Another extreme would be to compare a rain forest to a desert biome. The most noticeable difference is in the quality of the sounds. Rain forests tend to be reverberant habitats because of the high humidity and the moisture both on the ground and clinging to the vegetation. Desert biomes, by contrast, tend to absorb sound quickly because they lack moisture, and sound has nothing to “bounce” off of. While you might hear waterfalls and passing afternoon rainstorms in a rain forest, the geophonic sound signature of a desert is more likely to be wind and an occasional sand dune “singing,” although violent thunder and rain sometimes do occur. And there’s no comparison between the density and diversity of life in tropical rain forests versus deserts. Equatorial rain forests consist of the most densely populated biomes on the planet, while deserts and the Arctic regions—north and south—make up the least.
Tundra habitats are essentially treeless plains and are among the coldest of all habitats. Even though there’s plenty of water, precipitation is fairly light and the vegetation is sparse, consisting mostly of low-lying shrubs, short grasses, sedges, mosses, and liverworts, and a few hundred varieties of flowers spread across huge expanses. The density and diversity of animals tend to be light as well. The surface is soft, cushionlike, and a bit mushy. But underneath is a layer of permafrost—permanently frozen nonproductive soil. With the sound quality of the tundra similar to that of a desert, now and then perhaps you’ll hear the voice of an Arctic fox, maybe a wolf, voles, hares, a bear, Dall sheep, and squirrels. At certain times of year, mostly during migration, you’ll see caribou—thousands at a time, if you happen to be close to one of their routes, their snapping ankle tendons a characteristic sound signature, in addition to their cattlelike grunts.

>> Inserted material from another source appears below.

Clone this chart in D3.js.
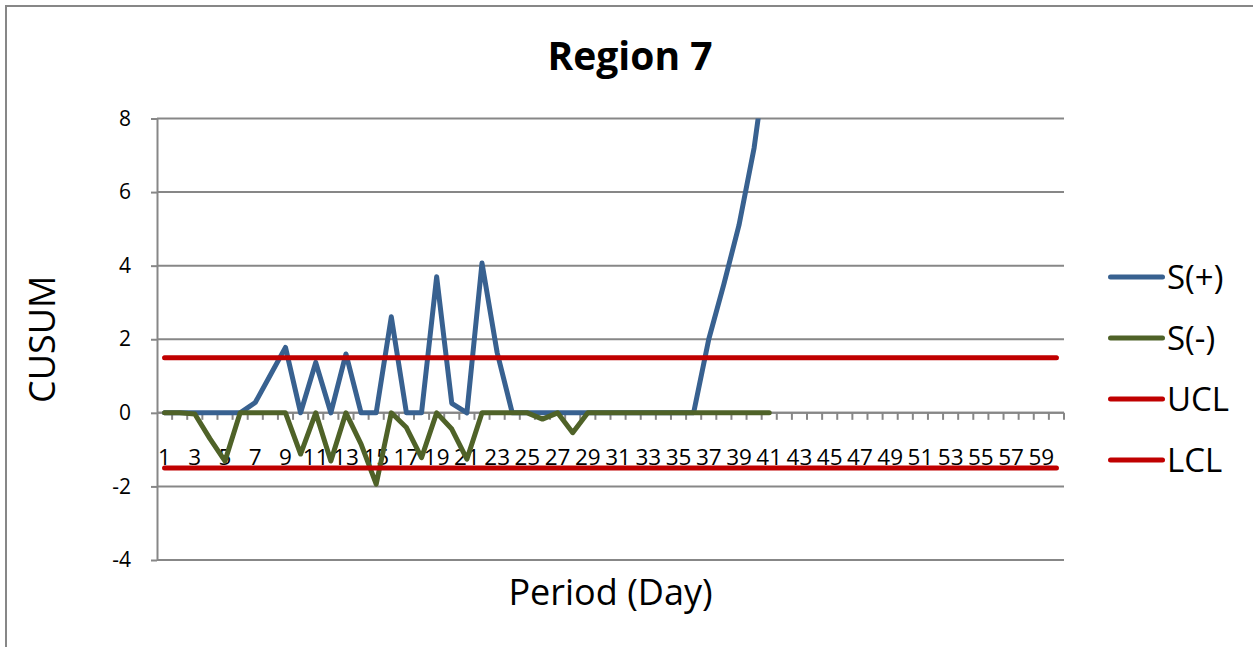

There are birds as well: depending on where you’re located, you’re likely to hear common and hoary redpolls, American robins, tree sparrows, white-crowned sparrows, Savannah sparrows, ptarmigan, ravens, sandpipers, lesser yellowlegs, warblers, terns, and wandering tattlers. Wildlife is dispersed over wide areas within very windy soundscape conditions. So, while the sonic fabric is robust overall, the bioacoustic texture is extremely delicate.